7. Democratic Republic of the Congo
The Democratic Republic of the Congo’s 5.9% growth projection reflects its central position in global critical mineral supply chains. It is the world’s largest cobalt producer, accounting for over 70% of global supply, alongside significant copper production, placing it at the core of industrial inputs required for the global energy transition.
With GDP above $120 billion and a population exceeding 100 million, the scale of the economy amplifies both its resource capacity and structural complexity. Growth is increasingly shaped by external demand for battery metals and renewable energy technologies, which has strengthened the role of mining in overall output composition.
However, the translation of mineral wealth into broad economic transformation remains uneven. Infrastructure constraints, logistics bottlenecks, and governance challenges affect how effectively resource extraction feeds into domestic economic development.
6. Côte d’Ivoire
Côte d’Ivoire’s 6.2% growth projection reflects a relatively diversified economic structure that combines agriculture, manufacturing, and services. It remains the world’s largest cocoa producer, accounting for more than 40% of global supply, which provides a stable external earnings base.
Alongside agriculture, industrial activity and infrastructure investment have expanded steadily, particularly in agro-processing and construction. This has contributed to a more balanced growth profile compared to economies that rely heavily on a single export sector.
With a population above 30 million, domestic demand also plays an increasing role in shaping economic expansion. This combination of export strength and internal market development has supported more consistent output growth over time.
5. Niger
Niger’s projected 6.7% growth reflects an economy undergoing a gradual structural transition, where oil production and mining are beginning to reshape the composition of national output. Agriculture remains the dominant source of employment, but extractive activity is increasingly influencing GDP performance.
The coexistence of a traditional agrarian workforce and expanding capital-intensive extractive industries creates a transitional growth structure.
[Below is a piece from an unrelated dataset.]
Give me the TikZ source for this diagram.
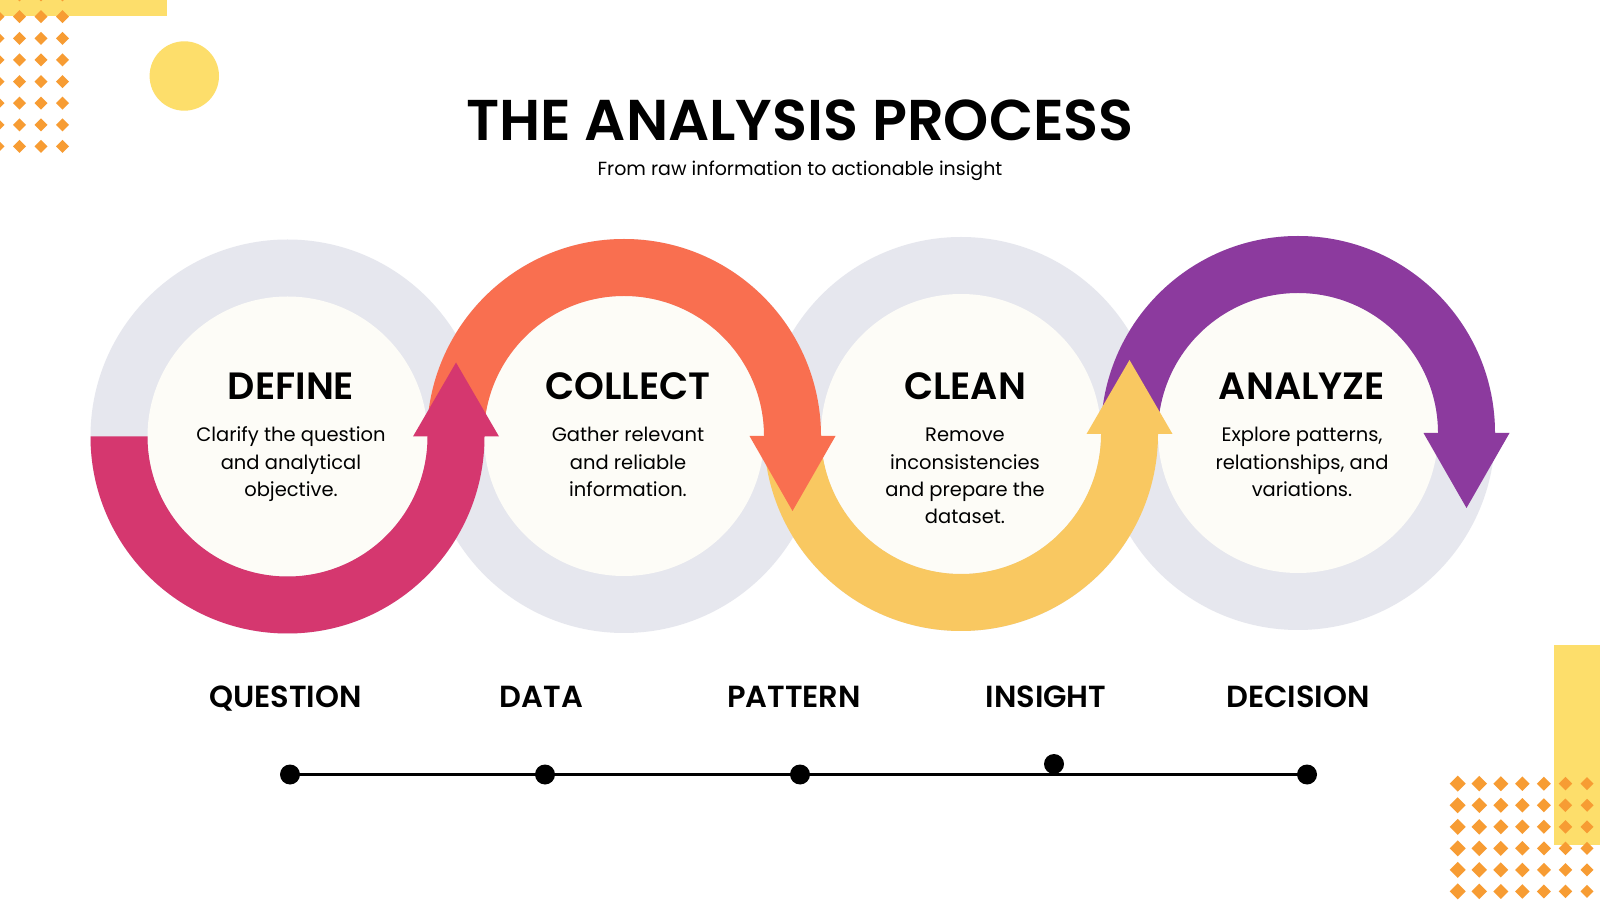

While resource projects contribute significantly to headline GDP, employment distribution remains heavily concentrated in low-productivity agricultural activities.
Infrastructure development plays a central role in this transition, particularly in energy and transport systems that support extractive logistics and regional connectivity.
4. Benin
Benin’s 7.0% growth projection is closely linked to its role as a regional trade and logistics hub in West Africa. The Port of Cotonou serves as a key transit point for goods moving across borders, particularly for landlocked neighbouring economies.
Economic activity is therefore strongly shaped by trade facilitation, customs revenue flows, and cross-border commerce. This gives the economy a services-heavy structure where logistics efficiency directly influences output performance.
While this model supports relatively steady expansion, the scale of domestic industrial production remains limited, meaning that much of the economic activity is derived from transit rather than large-scale internal manufacturing.
3. Rwanda
Rwanda’s projected 7.2% growth reflects a service-oriented and infrastructure-led economic structure where construction, ICT, tourism, and public administration play central roles. Services account for nearly half of GDP, indicating a gradual shift toward urban and knowledge-based economic activity.
With a GDP of approximately $17.34 billion, growth is primarily driven by coordinated infrastructure development and structured economic planning rather than natural resource endowment. This has resulted in relatively consistent expansion across multiple service sectors.
However, the economy remains dependent on imported inputs, which means external trade dynamics continue to influence domestic price levels and production costs.
2. Guinea
Guinea’s projected 8.7% growth is driven by large-scale expansion in the mining sector, particularly bauxite production, where the country holds some of the world’s largest reserves. Mining dominates export earnings and foreign exchange inflows, making it the central pillar of macroeconomic performance.
With a GDP of approximately $29.93 billion and per capita income near $1,848, the economy reflects strong output concentration in extractive industries, while other sectors remain less developed in comparison.
The growth structure is therefore heavily linked to mining output expansion and infrastructure systems that support mineral export corridors. Variations in production levels and logistics efficiency significantly influence overall economic performance.
1. Ethiopia
Ethiopia’s position as the fastest-growing African economy in 2026, with a projected growth of 9.2% according to IMF estimates, reflects a broad-based expansion across agriculture, manufacturing, and construction. With a projected GDP of approximately $121.5 billion and a population of nearly 135.5 million, it represents both the largest economy in the ranking and one of the most demographically significant.
Growth is distributed across multiple sectors, including industrial parks, infrastructure development, and agricultural modernization. This multi-sector expansion supports more balanced output formation compared to economies reliant on single commodities.
GDP per capita is projected to rise from $987 to $1,081, indicating gradual income expansion across a large population base. The growth pattern reflects ongoing structural transformation rather than narrow sectoral dependence.